Ich sehe den Prozess derzeit als eine Abfolge von einzelnen Optimierungen. Dieses Schritt-für-Schritt bringt das Forum aber mit einer wiederkehrenden Regelmäßigkeit auf die Palme.
Das Gute ist. Viele hier im Forum haben einen guten Blick auf das richtige Ziel. Aber sie vereinfachen den Weg dorthin und akzeptieren nicht, dass eine Vision immer Ergebnis von einzelnen Schritten ist und sich dieses Ziel am Ende auch leicht verändern lässt.
Favre baut den Laden von Grund auf neu auf. Erstes Ziel, weniger Gegentore. Dafür ist das robuste MF als Support der Viererkette essenziell. Da zum Konzept auch das verdichten vorm 16er gehört, sind viele Eckbälle des Gegners auch in Kauf genommene Konsequenz. Auch hier braucht man Masse. Bei diesem ersten großen Meilenstein spielt Delaney (und auch Witsel) eine sehr große Rolle.
Der Nebeneffekt ist, dass wir zwei, drei massiv talentierte, aber junge Defensiv-Spieler glänzen lassen können. Hier entsteht gerade wirklich Großes.
Das alles passiert(e) auf Kosten einer glanzvollen Kurzpass-Offensive. Unser MF darf häufig zum TW zurückpassen, um Druck des Pressings abzuleiten und gefährliche Ballverluste zu vermeiden. Delaney darf keine Khedira-Vorstöße wagen (auch wenn ihm diese eher liegen), sondern bleibt 25 Meter vor dem Tor stehen. Witsel sogar noch tiefer. Die AVs gehen nur situativ zu Beginn bis zur Grundlinie. Favre bevorzugt den kurzen Pass in die Mitte, zur Not die Halbfeld-Flanke. Absichern tun dann ja die beiden 6er.

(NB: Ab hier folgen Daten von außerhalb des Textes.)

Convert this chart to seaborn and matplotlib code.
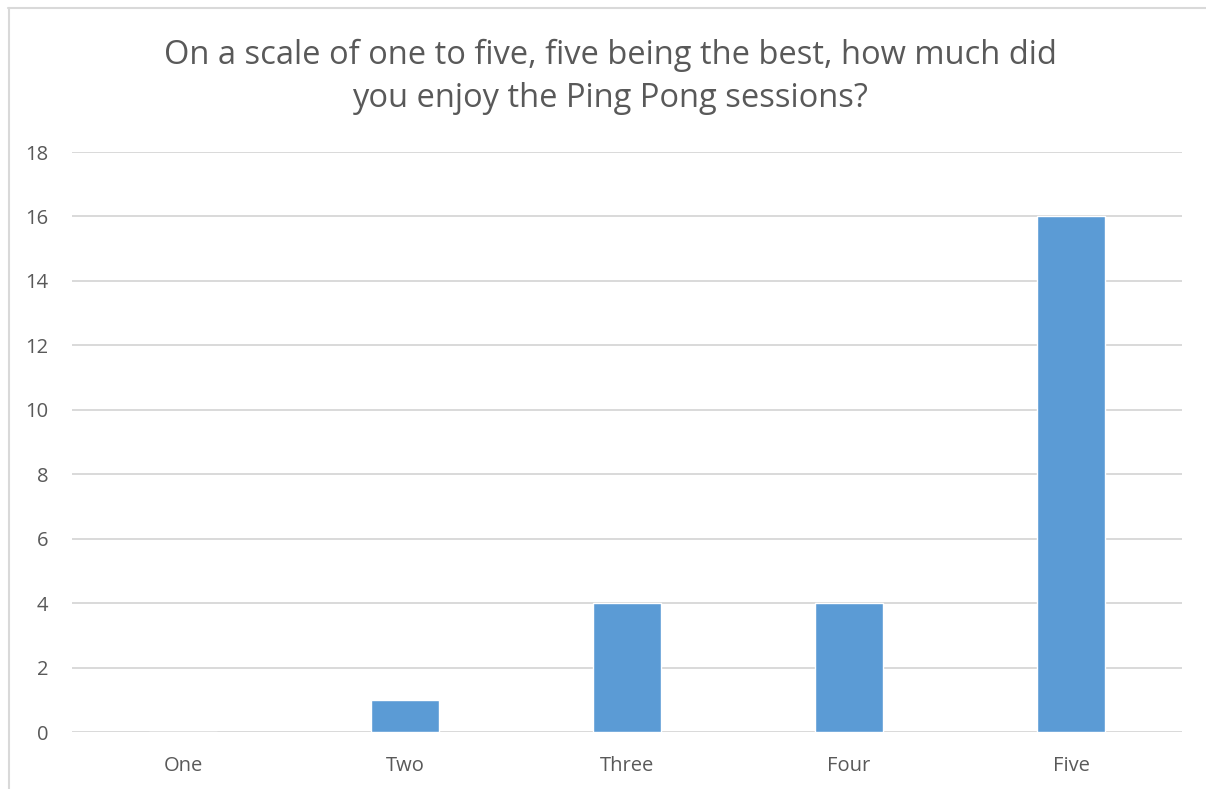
import matplotlib
matplotlib.use("Agg")
import matplotlib.pyplot as plt
import seaborn as sns
import pandas as pd
from matplotlib.lines import Line2D

categories = ["One", "Two", "Three", "Four", "Five"]
counts = [0, 1, 4, 4, 16]
yticks = [0, 2, 4, 6, 8, 10, 12, 14, 16, 18]
title = "On a scale of one to five, five being the best, how much did\nyou enjoy the Ping Pong sessions?"

sns.set_theme(style="white")
plt.rcParams['font.family'] = ['Open Sans', 'DejaVu Sans']

W, H = 1206, 789
fig = plt.figure(figsize=(W / 100, H / 100), dpi=100)
ax = fig.add_axes([72 / W, 1 - 732 / H, (1182 - 72) / W, (732 - 152) / H])

df = pd.DataFrame({"cat": categories, "n": counts})
sns.barplot(data=df, x="cat", y="n", color="#5b9bd5", saturation=1, width=0.31,
            ax=ax, zorder=3)

ax.set_ylim(0, 18)
ax.set_yticks(yticks)
ax.set_xlim(-0.5, len(categories) - 0.5)
ax.yaxis.grid(True, color="#d9d9d9", linewidth=1.4, zorder=0)
ax.set_axisbelow(True)
for s in ax.spines.values():
    s.set_visible(False)
ax.set_xlabel("")
ax.set_ylabel("")
ax.tick_params(axis="y", length=0, pad=17, labelsize=14.5, labelcolor="#595959")
ax.tick_params(axis="x", length=0, pad=17, labelsize=14.5, labelcolor="#595959")

fig.text(610 / W, 1 - 77 / H, title, ha="center", va="center",
         fontsize=23.5, color="#595959", linespacing=1.4)

# chart border (top and left visible)
fig.add_artist(Line2D([8 / W, 1.0], [1 - 7.5 / H, 1 - 7.5 / H], transform=fig.transFigure,
                      color="#d9d9d9", linewidth=1.5))
fig.add_artist(Line2D([8.5 / W, 8.5 / W], [0.0, 1 - 7.5 / H], transform=fig.transFigure,
                      color="#d9d9d9", linewidth=1.5))

fig.savefig("out.png", dpi=100, facecolor="white")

Resultat: es sind eigentlich immer 5 Mann hinterm Ball.
Dann gibt es die Zieharmonika, als Resultat des Wunsches wie viele Spieler hinter dem Ball sind. Die führt zu größeren Abständen in unserer Offensive und erschwert Konter. Brechen wir aber durch, dann brauchen wir Reus anstatt Dahoud auf der 10, weil dieser das Ding reinhauen kann. Dies ist konsequent in Favres Numbers-Game. Reus auf der 10 senkt die Anzahl an Chancen, aber erhöht die Abschlussqualität. Dahoud würde die Gleichung gegensätzlich beeinflussen. Niemand weiß ob dann mehr oder weniger Tore fallen würden. Favre hat jedoch den Output in eine Höhe geschraubt, die eine gegensätzliche Argumentation erschwert.
Der letzte Punkt ist eher eine Herausforderung des Alltags. Favre hatte mit Philipp einen MS, der auf der Position, insbesondere zu Beginn, als keiner der ersten Elf eingespielt war, sich völlig falsch bewegt hat. Alcácer brachte hier eine natürliche Eingebundenheit, die Kombinationen der (oft allein gelassenen) vorderen 4 erleichterte. Das wird jetzt hoffentlich besser, insbesondere, wenn der 8er auch mehr mit nach vorn darf und Favre aggressiveres Pressing gestattet (vorsichtige Prognose die gegen Konter-schwache Gegner demnächst ausprobiert wird).
Fazit: alle machen ihren Job und wenn einer "Schuld" an fehlender spielerischen Qualität hat, dann ist es Favre. Ich bin aber auf seiner Seite und finde den langsamen und vorsichtigen Aufbau unseres Spielstils gut.